Nato has four ships - from Britain, Greece, Italy and Turkey - on patrol in the waters off Somalia, with two protecting UN food aid convoys to the strife-torn Horn of Africa country.
The mission, Nato's first-ever against pirates and which is commanded from Naples, southern Italy, ends in mid-December when the bigger European Union Operation Atalanta is to be put in place.
"The EU presence will be bigger and more designed for the mission," Appathurai said, but he added that the military alliance is wondering "would anything complementary be necessary" for the EU.
He added that Nato played no role in response to the seizure of the oil-laden Saudi tanker, the Sirius Star, which was taken at the weekend in waters off the coast of Kenya and Tanzania.
On Tuesday, the super-tanker, carrying $100m of oil, was anchored off the Somali piracy hub port of Haradhere.
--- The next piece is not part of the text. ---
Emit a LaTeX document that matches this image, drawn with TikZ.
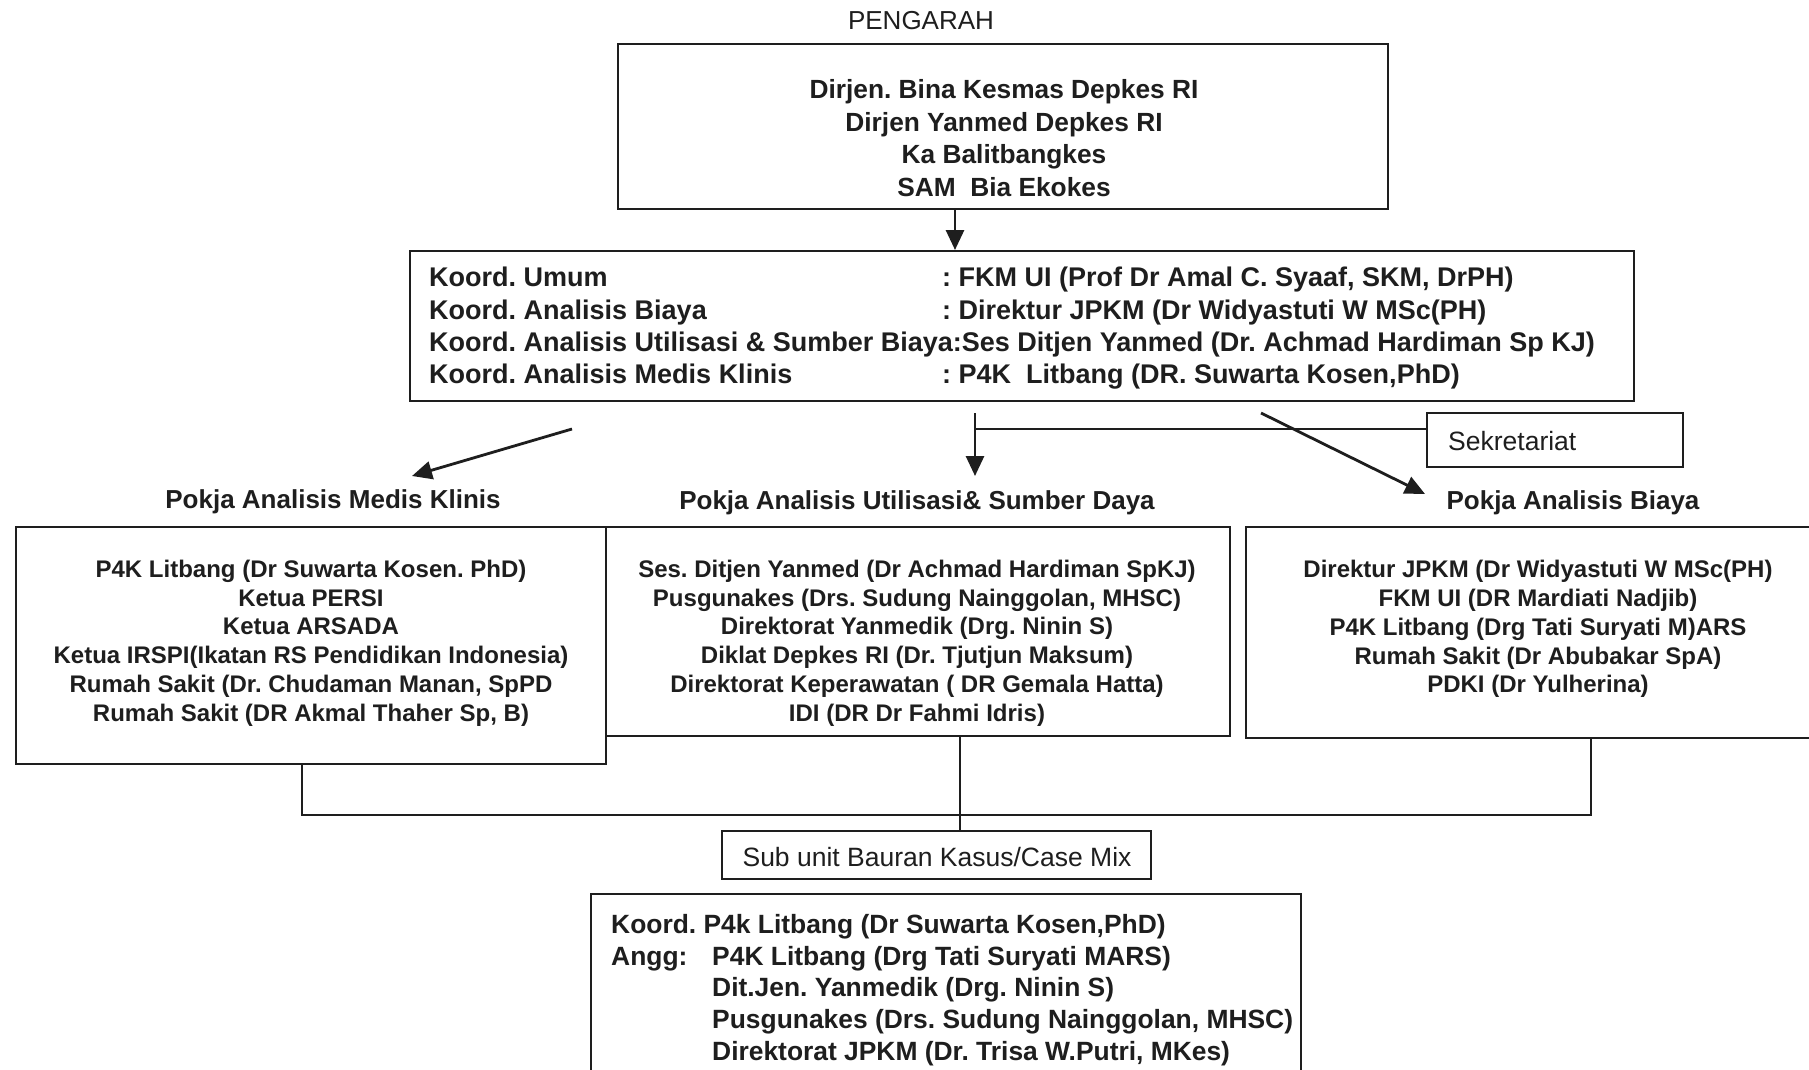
\documentclass[tikz,border=0pt]{standalone}
\usepackage{fontspec}
\setmainfont{Liberation Sans}
\usetikzlibrary{arrows.meta}
\definecolor{ink}{RGB}{30,30,30}
\tikzset{
  box/.style={draw=ink, line width=2pt, inner sep=0pt},
  txt/.style={inner sep=0pt, text=ink, align=center},
  arr/.style={draw=ink, line width=2.8pt, -{Triangle[length=20pt,width=18pt]}},
  conn/.style={draw=ink, line width=2pt},
  fa/.style={font=\bfseries\fontsize{26.3}{32.5}\selectfont},
  fb/.style={font=\bfseries\fontsize{27}{32.3}\selectfont},
  fc/.style={font=\bfseries\fontsize{24}{28.8}\selectfont},
  flbl/.style={font=\bfseries\fontsize{26}{30}\selectfont},
  freg/.style={font=\fontsize{26.5}{30}\selectfont},
  fd/.style={font=\bfseries\fontsize{26.4}{31.75}\selectfont},
}
\begin{document}
\frenchspacing
\begin{tikzpicture}[x=1pt,y=-1pt]
\useasboundingbox[fill=white] (0,0) rectangle (1809,1070);

% top
\node[txt, font=\fontsize{26}{30}\selectfont] (pengarahlbl) at (921,21) {PENGARAH};
\node[box, minimum width=770pt, minimum height=165pt] (topbox) at (1003,126.5) {};
\node[txt, fa] (toptxt) at (1004,138) {Dirjen. Bina Kesmas Depkes RI\\Dirjen Yanmed Depkes RI\\Ka Balitbangkes\\SAM\ \ Bia Ekokes};

% koordinator box
\node[box, minimum width=1224pt, minimum height=150pt] (koordbox) at (1022,326) {};
\node[txt, fb, anchor=west, align=left] (koordtxt) at (429,328.5) {%
\makebox[513pt][l]{Koord. Umum}: FKM UI (Prof Dr Amal C. Syaaf, SKM, DrPH)\\
\makebox[513pt][l]{Koord. Analisis Biaya}: Direktur JPKM (Dr Widyastuti W MSc(PH)\\
Koord. Analisis Utilisasi \& Sumber Biaya:Ses Ditjen Yanmed (Dr. Achmad Hardiman Sp KJ)\\
\makebox[513pt][l]{Koord. Analisis Medis Klinis}: P4K\ \ Litbang (DR. Suwarta Kosen,PhD)};

\coordinate (xa) at (955,0);
\draw[arr] (topbox.south -| xa) -- (koordbox.north -| xa);

% sekretariat
\node[box, minimum width=256pt, minimum height=54pt] (sekbox) at (1555,440) {};
\node[txt, freg, anchor=west] (sektxt) at (1448,441) {Sekretariat};

% arrows to pokja
\coordinate (a1s) at (572,429);
\coordinate (a1e) at (412,476);
\coordinate (a2s) at (975,413);
\coordinate (a2j) at (975,429);
\coordinate (a2e) at (975,476);
\coordinate (a3s) at (1261,413);
\coordinate (a3e) at (1425,494);
\draw[arr] (a1s) -- (a1e);
\draw[arr] (a2s) -- (a2e);
\draw[conn] (a2j) -- (a2j -| sekbox.west);
\draw[arr] (a3s) -- (a3e);

% pokja labels
\node[txt, flbl] (lblmedis) at (333,502) {Pokja Analisis Medis Klinis};
\node[txt, flbl] (lblutil) at (917,503) {Pokja Analisis Utilisasi\& Sumber Daya};
\node[txt, flbl] (lblbiaya) at (1573,503) {Pokja Analisis Biaya};

% pokja boxes
\node[box, minimum width=590pt, minimum height=237pt] (medisbox) at (311,645.5) {};
\node[box, minimum width=624pt, minimum height=209pt] (utilbox) at (918,631.5) {};
\node[box, minimum width=584pt, minimum height=211pt] (biayabox) at (1538,632.5) {};

\node[txt, fc] (medistxt) at (311,643) {P4K Litbang (Dr Suwarta Kosen. PhD)\\Ketua PERSI\\Ketua ARSADA\\Ketua IRSPI(Ikatan RS Pendidikan Indonesia)\\Rumah Sakit (Dr. Chudaman Manan, SpPD\\Rumah Sakit (DR Akmal Thaher Sp, B)};
\node[txt, fc] (utiltxt) at (917,643) {Ses. Ditjen Yanmed (Dr Achmad Hardiman SpKJ)\\Pusgunakes (Drs. Sudung Nainggolan, MHSC)\\Direktorat Yanmedik (Drg. Ninin S)\\Diklat Depkes RI (Dr. Tjutjun Maksum)\\Direktorat Keperawatan ( DR Gemala Hatta)\\IDI (DR Dr Fahmi Idris)};
\node[txt, fc] (biayatxt) at (1538,629) {Direktur JPKM (Dr Widyastuti W MSc(PH)\\FKM UI (DR Mardiati Nadjib)\\P4K Litbang (Drg Tati Suryati M)ARS\\Rumah Sakit (Dr Abubakar SpA)\\PDKI (Dr Yulherina)};

% sub unit
\node[box, minimum width=429pt, minimum height=48pt] (subbox) at (936.5,855) {};
\node[txt, freg] (subtxt) at (937,857) {Sub unit Bauran Kasus/Case Mix};

\coordinate (lx) at (302,815);
\coordinate (rx) at (1591,815);
\coordinate (mx) at (960,0);
\draw[conn] (medisbox.south -| lx) -- (lx) -- (rx) -- (biayabox.south -| rx);
\draw[conn] (utilbox.south -| mx) -- (subbox.north -| mx);

% bottom box
\node[box, minimum width=710pt, minimum height=196pt] (botbox) at (946,992) {};
\node[txt, fd, anchor=west, align=left] (bottxt) at (611,990) {%
Koord. P4k Litbang (Dr Suwarta Kosen,PhD)\\
\makebox[101pt][l]{Angg:}P4K Litbang (Drg Tati Suryati MARS)\\
\hspace*{101pt}Dit.Jen. Yanmedik (Drg. Ninin S)\\
\hspace*{101pt}Pusgunakes (Drs. Sudung Nainggolan, MHSC)\\
\hspace*{101pt}Direktorat JPKM (Dr. Trisa W.Putri, MKes)};
\end{tikzpicture}
\end{document}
"We are not in the area," the spokesperson said. "This happened thousands of miles away from the place where the Nato operation is supposed to take place."
According to the US navy, the tanker - which is as big as three soccer fields - is the largest ship ever seized by pirates and the hijacking was the farthest out to sea Somali bandits have attacked a vessel.
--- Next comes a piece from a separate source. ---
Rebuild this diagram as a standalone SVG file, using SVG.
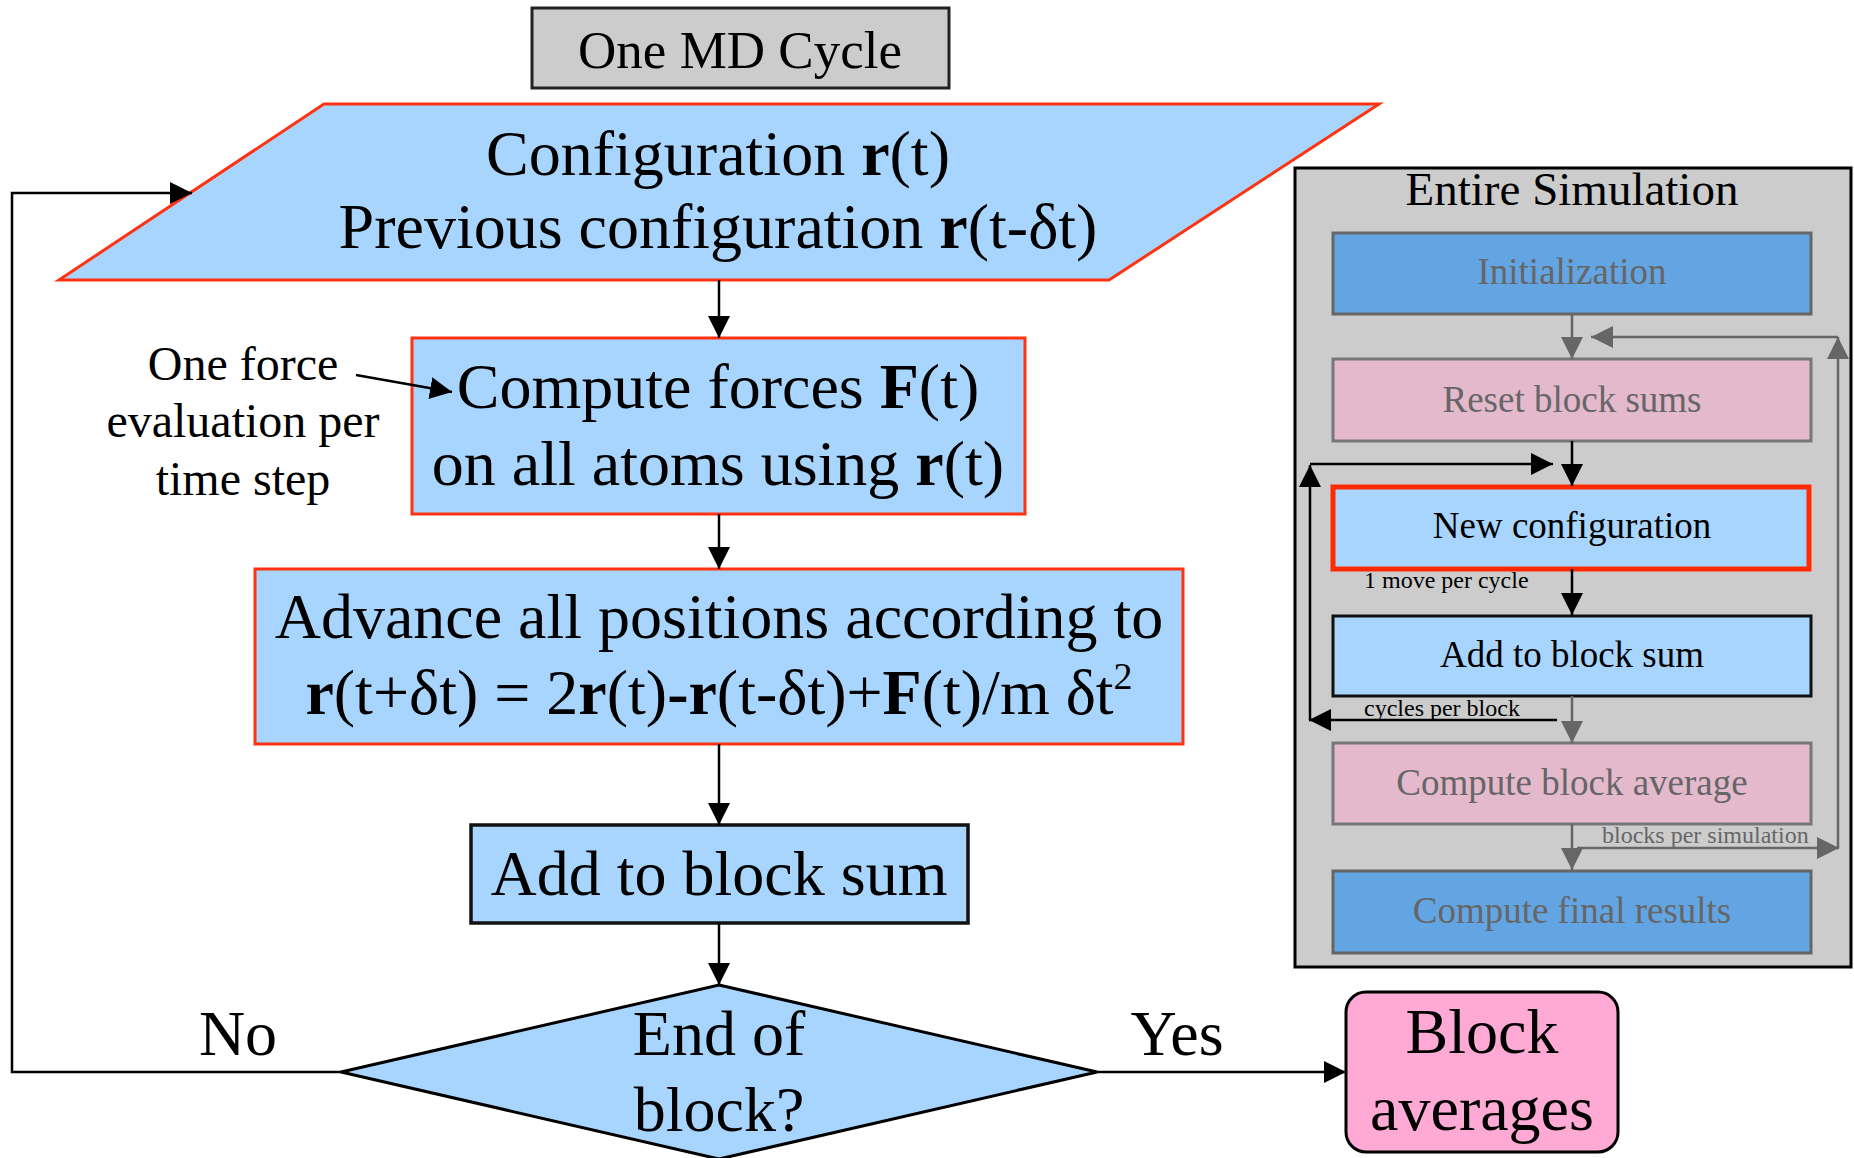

Experts say the attack shows few ships are safe sailing the Indian Ocean.
Appathurai noted that Nato had escorted about 7 000 tons of humanitarian aid to Somalia since its operation began this month, and cited the UN World Food Programme as saying that no pirate attacks had hit its ships since.
The WFP ships 30 000 to 35 000 tons of aid into Somalia each month.
Pirates are well organised in the area where Somalia's northeastern tip juts into the Indian Ocean, preying on a key maritime route leading to the Suez Canal through which an estimated 30% of the world's oil transits.
They operate high-powered speedboats and are heavily armed, sometimes holding ships for weeks until they are released for large ransoms paid by governments or owners.
The International Maritime Bureau has reported that at least 92 ships have been attacked off Somalia since January, of which 36 were hijacked. Of those, 14 vessels and more than 268 crew were still in the hands of pirates.